"""

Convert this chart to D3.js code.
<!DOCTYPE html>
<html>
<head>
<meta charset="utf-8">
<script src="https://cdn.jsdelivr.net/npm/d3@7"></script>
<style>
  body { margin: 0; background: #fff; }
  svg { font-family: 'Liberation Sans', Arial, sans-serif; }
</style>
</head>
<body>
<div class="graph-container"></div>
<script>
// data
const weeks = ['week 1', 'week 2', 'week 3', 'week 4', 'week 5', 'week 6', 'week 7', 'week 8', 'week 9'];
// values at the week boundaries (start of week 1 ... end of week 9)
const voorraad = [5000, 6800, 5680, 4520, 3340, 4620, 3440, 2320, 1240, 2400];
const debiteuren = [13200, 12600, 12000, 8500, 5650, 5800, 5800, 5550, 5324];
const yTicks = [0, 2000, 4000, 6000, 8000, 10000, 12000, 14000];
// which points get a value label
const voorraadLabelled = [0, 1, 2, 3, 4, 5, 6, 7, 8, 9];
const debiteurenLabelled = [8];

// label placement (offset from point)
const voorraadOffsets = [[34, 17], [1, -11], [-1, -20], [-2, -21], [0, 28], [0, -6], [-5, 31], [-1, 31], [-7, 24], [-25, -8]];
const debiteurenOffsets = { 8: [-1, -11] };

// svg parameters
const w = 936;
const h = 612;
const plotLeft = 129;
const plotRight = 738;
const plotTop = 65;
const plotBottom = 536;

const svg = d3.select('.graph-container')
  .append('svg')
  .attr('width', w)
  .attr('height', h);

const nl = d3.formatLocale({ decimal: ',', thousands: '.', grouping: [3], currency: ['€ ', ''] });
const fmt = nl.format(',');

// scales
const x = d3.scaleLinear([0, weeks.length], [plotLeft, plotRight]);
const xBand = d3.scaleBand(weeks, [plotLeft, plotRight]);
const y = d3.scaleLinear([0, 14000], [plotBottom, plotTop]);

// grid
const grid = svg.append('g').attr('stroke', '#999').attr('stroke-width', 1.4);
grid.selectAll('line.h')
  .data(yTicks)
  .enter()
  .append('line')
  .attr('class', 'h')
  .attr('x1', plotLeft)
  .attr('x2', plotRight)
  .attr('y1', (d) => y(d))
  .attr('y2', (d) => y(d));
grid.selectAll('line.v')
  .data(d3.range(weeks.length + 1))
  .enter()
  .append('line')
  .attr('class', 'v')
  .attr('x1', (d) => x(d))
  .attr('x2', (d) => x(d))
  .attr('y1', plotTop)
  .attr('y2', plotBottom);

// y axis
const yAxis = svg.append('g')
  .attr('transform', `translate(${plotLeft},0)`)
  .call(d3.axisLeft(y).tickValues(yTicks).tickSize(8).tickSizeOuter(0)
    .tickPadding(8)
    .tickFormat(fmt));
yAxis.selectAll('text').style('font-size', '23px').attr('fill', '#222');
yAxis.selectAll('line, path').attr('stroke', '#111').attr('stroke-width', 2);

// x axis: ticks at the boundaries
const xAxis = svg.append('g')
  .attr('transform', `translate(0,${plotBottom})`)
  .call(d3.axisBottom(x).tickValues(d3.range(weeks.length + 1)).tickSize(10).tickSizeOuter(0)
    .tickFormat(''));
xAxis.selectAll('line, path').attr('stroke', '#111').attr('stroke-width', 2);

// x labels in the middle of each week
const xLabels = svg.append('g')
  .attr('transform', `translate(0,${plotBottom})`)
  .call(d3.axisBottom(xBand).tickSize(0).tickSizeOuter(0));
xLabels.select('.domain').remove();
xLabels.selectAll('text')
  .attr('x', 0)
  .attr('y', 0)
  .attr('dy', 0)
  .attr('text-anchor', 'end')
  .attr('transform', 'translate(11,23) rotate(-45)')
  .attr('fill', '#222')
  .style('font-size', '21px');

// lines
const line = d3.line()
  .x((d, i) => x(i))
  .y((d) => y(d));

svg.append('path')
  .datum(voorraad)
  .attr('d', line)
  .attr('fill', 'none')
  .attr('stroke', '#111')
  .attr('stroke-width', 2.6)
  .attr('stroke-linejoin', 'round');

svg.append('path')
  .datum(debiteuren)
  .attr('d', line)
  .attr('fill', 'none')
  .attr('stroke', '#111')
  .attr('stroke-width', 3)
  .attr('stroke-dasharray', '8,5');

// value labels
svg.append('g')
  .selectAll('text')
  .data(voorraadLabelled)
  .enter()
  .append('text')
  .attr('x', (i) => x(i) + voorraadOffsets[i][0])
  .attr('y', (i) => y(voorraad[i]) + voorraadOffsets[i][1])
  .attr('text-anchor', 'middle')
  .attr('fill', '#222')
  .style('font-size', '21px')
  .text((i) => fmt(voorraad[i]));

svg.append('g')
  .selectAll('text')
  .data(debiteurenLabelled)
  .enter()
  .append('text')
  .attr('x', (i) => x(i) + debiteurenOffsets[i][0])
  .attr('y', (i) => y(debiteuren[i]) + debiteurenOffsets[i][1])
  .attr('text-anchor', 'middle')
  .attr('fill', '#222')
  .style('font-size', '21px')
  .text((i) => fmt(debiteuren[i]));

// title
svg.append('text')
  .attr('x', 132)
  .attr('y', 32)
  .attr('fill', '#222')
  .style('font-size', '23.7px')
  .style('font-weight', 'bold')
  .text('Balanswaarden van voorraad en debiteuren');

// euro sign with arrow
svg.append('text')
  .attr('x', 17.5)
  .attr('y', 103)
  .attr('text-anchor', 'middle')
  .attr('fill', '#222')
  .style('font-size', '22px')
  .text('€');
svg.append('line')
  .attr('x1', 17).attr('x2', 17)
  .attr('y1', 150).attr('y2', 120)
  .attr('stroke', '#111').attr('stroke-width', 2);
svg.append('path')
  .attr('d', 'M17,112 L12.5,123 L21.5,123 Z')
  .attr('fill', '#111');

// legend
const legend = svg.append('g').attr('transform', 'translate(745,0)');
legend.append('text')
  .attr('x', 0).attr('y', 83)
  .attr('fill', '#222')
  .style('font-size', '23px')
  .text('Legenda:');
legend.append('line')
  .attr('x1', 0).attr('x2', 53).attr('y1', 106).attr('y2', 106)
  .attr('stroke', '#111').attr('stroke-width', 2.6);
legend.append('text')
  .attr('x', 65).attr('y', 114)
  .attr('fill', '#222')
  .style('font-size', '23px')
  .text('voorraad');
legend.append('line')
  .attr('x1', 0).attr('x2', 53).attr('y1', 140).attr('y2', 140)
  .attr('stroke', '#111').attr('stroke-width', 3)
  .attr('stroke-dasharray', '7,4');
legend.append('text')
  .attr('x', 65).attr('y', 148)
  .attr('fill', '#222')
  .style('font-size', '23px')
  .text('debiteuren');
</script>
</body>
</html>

"""

PROBLEM TO WORK ON> Copy the data above exactly. Every line must be included.

COMPLETE RESPONSE>
Convert this chart to D3.js code.
<!DOCTYPE html>
<html>
<head>
<meta charset="utf-8">
<script src="https://cdn.jsdelivr.net/npm/d3@7"></script>
<style>
  body { margin: 0; background: #fff; }
  svg { font-family: 'Liberation Sans', Arial, sans-serif; }
</style>
</head>
<body>
<div class="graph-container"></div>
<script>
// data
const weeks = ['week 1', 'week 2', 'week 3', 'week 4', 'week 5', 'week 6', 'week 7', 'week 8', 'week 9'];
// values at the week boundaries (start of week 1 ... end of week 9)
const voorraad = [5000, 6800, 5680, 4520, 3340, 4620, 3440, 2320, 1240, 2400];
const debiteuren = [13200, 12600, 12000, 8500, 5650, 5800, 5800, 5550, 5324];
const yTicks = [0, 2000, 4000, 6000, 8000, 10000, 12000, 14000];
// which points get a value label
const voorraadLabelled = [0, 1, 2, 3, 4, 5, 6, 7, 8, 9];
const debiteurenLabelled = [8];

// label placement (offset from point)
const voorraadOffsets = [[34, 17], [1, -11], [-1, -20], [-2, -21], [0, 28], [0, -6], [-5, 31], [-1, 31], [-7, 24], [-25, -8]];
const debiteurenOffsets = { 8: [-1, -11] };

// svg parameters
const w = 936;
const h = 612;
const plotLeft = 129;
const plotRight = 738;
const plotTop = 65;
const plotBottom = 536;

const svg = d3.select('.graph-container')
  .append('svg')
  .attr('width', w)
  .attr('height', h);

const nl = d3.formatLocale({ decimal: ',', thousands: '.', grouping: [3], currency: ['€ ', ''] });
const fmt = nl.format(',');

// scales
const x = d3.scaleLinear([0, weeks.length], [plotLeft, plotRight]);
const xBand = d3.scaleBand(weeks, [plotLeft, plotRight]);
const y = d3.scaleLinear([0, 14000], [plotBottom, plotTop]);

// grid
const grid = svg.append('g').attr('stroke', '#999').attr('stroke-width', 1.4);
grid.selectAll('line.h')
  .data(yTicks)
  .enter()
  .append('line')
  .attr('class', 'h')
  .attr('x1', plotLeft)
  .attr('x2', plotRight)
  .attr('y1', (d) => y(d))
  .attr('y2', (d) => y(d));
grid.selectAll('line.v')
  .data(d3.range(weeks.length + 1))
  .enter()
  .append('line')
  .attr('class', 'v')
  .attr('x1', (d) => x(d))
  .attr('x2', (d) => x(d))
  .attr('y1', plotTop)
  .attr('y2', plotBottom);

// y axis
const yAxis = svg.append('g')
  .attr('transform', `translate(${plotLeft},0)`)
  .call(d3.axisLeft(y).tickValues(yTicks).tickSize(8).tickSizeOuter(0)
    .tickPadding(8)
    .tickFormat(fmt));
yAxis.selectAll('text').style('font-size', '23px').attr('fill', '#222');
yAxis.selectAll('line, path').attr('stroke', '#111').attr('stroke-width', 2);

// x axis: ticks at the boundaries
const xAxis = svg.append('g')
  .attr('transform', `translate(0,${plotBottom})`)
  .call(d3.axisBottom(x).tickValues(d3.range(weeks.length + 1)).tickSize(10).tickSizeOuter(0)
    .tickFormat(''));
xAxis.selectAll('line, path').attr('stroke', '#111').attr('stroke-width', 2);

// x labels in the middle of each week
const xLabels = svg.append('g')
  .attr('transform', `translate(0,${plotBottom})`)
  .call(d3.axisBottom(xBand).tickSize(0).tickSizeOuter(0));
xLabels.select('.domain').remove();
xLabels.selectAll('text')
  .attr('x', 0)
  .attr('y', 0)
  .attr('dy', 0)
  .attr('text-anchor', 'end')
  .attr('transform', 'translate(11,23) rotate(-45)')
  .attr('fill', '#222')
  .style('font-size', '21px');

// lines
const line = d3.line()
  .x((d, i) => x(i))
  .y((d) => y(d));

svg.append('path')
  .datum(voorraad)
  .attr('d', line)
  .attr('fill', 'none')
  .attr('stroke', '#111')
  .attr('stroke-width', 2.6)
  .attr('stroke-linejoin', 'round');

svg.append('path')
  .datum(debiteuren)
  .attr('d', line)
  .attr('fill', 'none')
  .attr('stroke', '#111')
  .attr('stroke-width', 3)
  .attr('stroke-dasharray', '8,5');

// value labels
svg.append('g')
  .selectAll('text')
  .data(voorraadLabelled)
  .enter()
  .append('text')
  .attr('x', (i) => x(i) + voorraadOffsets[i][0])
  .attr('y', (i) => y(voorraad[i]) + voorraadOffsets[i][1])
  .attr('text-anchor', 'middle')
  .attr('fill', '#222')
  .style('font-size', '21px')
  .text((i) => fmt(voorraad[i]));

svg.append('g')
  .selectAll('text')
  .data(debiteurenLabelled)
  .enter()
  .append('text')
  .attr('x', (i) => x(i) + debiteurenOffsets[i][0])
  .attr('y', (i) => y(debiteuren[i]) + debiteurenOffsets[i][1])
  .attr('text-anchor', 'middle')
  .attr('fill', '#222')
  .style('font-size', '21px')
  .text((i) => fmt(debiteuren[i]));

// title
svg.append('text')
  .attr('x', 132)
  .attr('y', 32)
  .attr('fill', '#222')
  .style('font-size', '23.7px')
  .style('font-weight', 'bold')
  .text('Balanswaarden van voorraad en debiteuren');

// euro sign with arrow
svg.append('text')
  .attr('x', 17.5)
  .attr('y', 103)
  .attr('text-anchor', 'middle')
  .attr('fill', '#222')
  .style('font-size', '22px')
  .text('€');
svg.append('line')
  .attr('x1', 17).attr('x2', 17)
  .attr('y1', 150).attr('y2', 120)
  .attr('stroke', '#111').attr('stroke-width', 2);
svg.append('path')
  .attr('d', 'M17,112 L12.5,123 L21.5,123 Z')
  .attr('fill', '#111');

// legend
const legend = svg.append('g').attr('transform', 'translate(745,0)');
legend.append('text')
  .attr('x', 0).attr('y', 83)
  .attr('fill', '#222')
  .style('font-size', '23px')
  .text('Legenda:');
legend.append('line')
  .attr('x1', 0).attr('x2', 53).attr('y1', 106).attr('y2', 106)
  .attr('stroke', '#111').attr('stroke-width', 2.6);
legend.append('text')
  .attr('x', 65).attr('y', 114)
  .attr('fill', '#222')
  .style('font-size', '23px')
  .text('voorraad');
legend.append('line')
  .attr('x1', 0).attr('x2', 53).attr('y1', 140).attr('y2', 140)
  .attr('stroke', '#111').attr('stroke-width', 3)
  .attr('stroke-dasharray', '7,4');
legend.append('text')
  .attr('x', 65).attr('y', 148)
  .attr('fill', '#222')
  .style('font-size', '23px')
  .text('debiteuren');
</script>
</body>
</html>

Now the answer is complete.